I learned time management in art school of all places. In my last semester at art school, I got an internship organizing the graduation exhibit for our grad class. It required organizing 70 free-spirited art students to submit applications, descriptions and photos. It needed a catalogue. It needed curation, lighting, plinths, nails, space for performance, not to mention an opening party with snacks and flowers. I started to work backwards. If the show was in late April, when did I need all of the applications in? When did I need to put posters up calling for submissions? When did I need to get them printed? Where would the submissions get sent? When would I need to finish the layout of the catalogue? When did I need everyone to submit their work description and images? I plotted this all on a calendar, in my paper notebook (it was the mid-2000s), listing the requirements, the dates and supply lists. Taking this big task and breaking it down into smaller do-able chunks made it manageable.

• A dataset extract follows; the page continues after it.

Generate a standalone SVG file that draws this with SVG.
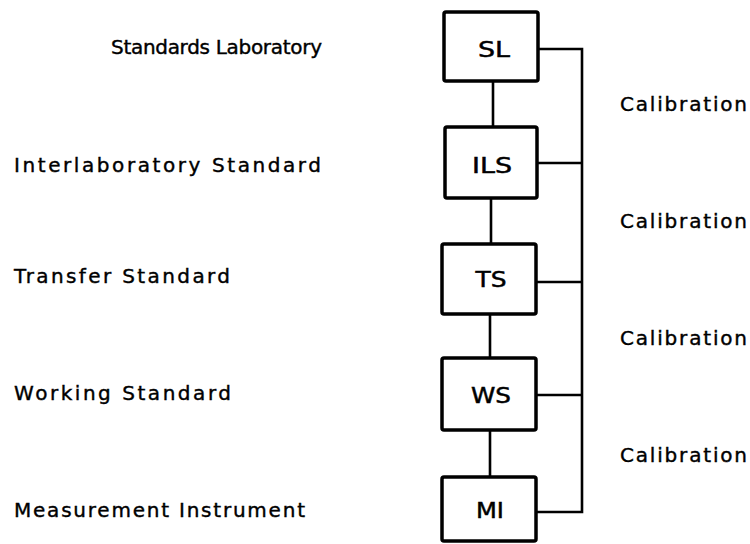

This lesson has applied through my whole career. I’ve figured out better ways of managing my time, started using digital to do lists and calendars, but the principle is the same: Your time and especially your energy are finite, if you don’t plan how to use it, you will never get the big chunks of time to do the actual work. However you do it, figure out how to get uninterrupted time to define those problems, do the research and set yourself and your team up to build great stuff. (I talk about time management and productivity stuff for PMs on this blog a lot recently, in case you want some practical tips).
Most of the product managers I meet or know don’t have any formal product management training. At Jobber, we’ve all had a mix of careers before becoming product managers. I think that anyone who learns how to define problems, build relationships and manage your time well can be an excellent product manager. Right now, product management seems to be something that you work your way into, that you choose to pursue, rather than something you are trained for. If product management is something that you’d like to pursue, no matter the path you find yourself on, work on these three skills and read as much as you can. Even if it takes a few years like it did for me, you’ll find your way there.